Mi dicono: Nelle sue stanze la luce è sempre accesa, lavora dalle otto del mattino alle due di notte, uno stakanovista. Ci sono addirittura tre turni di segretarie, per tenergli dietro . E’ ottima cosa (anche se di pessimo ricordo) la luce accesa fino a tardi nei palazzi delle istituzioni (per dire, se Berlusconi avesse continuato a illuminare il suo lavoro sotto i risplendenti lampadari di Palazzo Chigi. anziché optare certe volte per le luci soffuse di Palazzo Grazioli, forse le vicende politiche di questi anni sarebbero andate diversamente).
E se l’opposizione ovviamente attacca (“Bilancio sì! Alemanno no!”, si legge sui manifesti in giro per la città), sempre consolante è apprendere di quante ore e di quale fatica siano fatte le giornate del Primo Cittadino. Ma poi, alla fine, appunto il mondo non cambia , e poco poeticamente neanche la città cambia, e anzi a volte s’imbruttisce non di poco cede estetica e vivibilità.
“Così muore la Bellezza”, l’ha scritto persino il Financial Times, evocando (e magari esagerando) un caos da megalopoli del Terzo mondo. “Vorrebbe far tutto, ma è così difficile cambiare la mentalità…”. Lì stanno le mignotte, sulle strade da dove Lei voleva rimuoverle, lì stanno i venditori di patacche fasulle, proprio lì da dove Lei voleva cacciarli e uno spettacolo quasi quotidiano trasforma le vie del centro in arena gladiatoria, con quelli che scappano tirandosi dietro la mercanzia, e scaraventando a terra qualche passante, e stremati vigili e affaticati finanzieri dietro a rincorrere.
E tutto resta dov’è, e anzi molto si aggiunge.

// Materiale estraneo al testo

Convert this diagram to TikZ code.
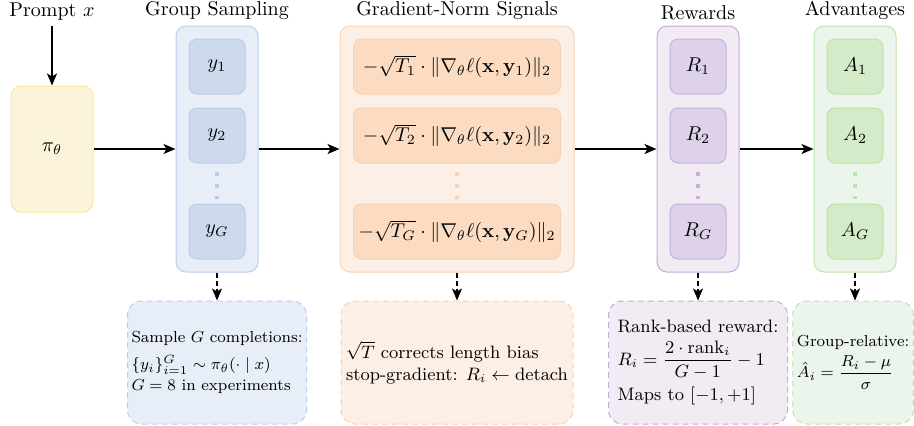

Gli orrendi camion bar che si moltiplicano, “lì il sindaco ha ceduto, purtroppo”, la gestione quotidiana che fatica, l’abbrutimento metropolitano segnato da un’invasione di finti mendicanti, di poveri storpi importati dall’estero da bande criminali – gambe storte esibite con i pantaloni tirati fino alla coscia, tronchi senza braccia esposti al sole, quel ragazzo che da anni si trascina su un carrettino strisciando per terra, e ogni tanto lo portano in un centro di accoglienza, e subito fugge e torna dai suoi sfruttatori, e riprende a vagare, l’altezza al livello dei motori delle macchine: “il Cane”, lo chiamano così, signor sindaco, una piccola e dolente e oscena Calcutta nel cuore della Capitale da zingare finte semimoribonde e scenograficamente tremanti sdraiate sui marciapiedi, magari col cellulare incollato all’orecchio sotto il fazzolettone nero e lercio, bimbi seminudi costretti a mendicare da canaglie adulte, ubriachi molesti a ogni semaforo. “Alemanno ormai ha la sindrome della clessidra”, dicono nelle sue stanze, in Campidoglio. Clessidra metaforica sono due anni che la sabbia scorre, e c’è più pena e fatica che gloria – eppure ossessiva, presente, inquietante. Due anni sono pochi – per risolvere tutto; sono tantissimi – per generare disillusione.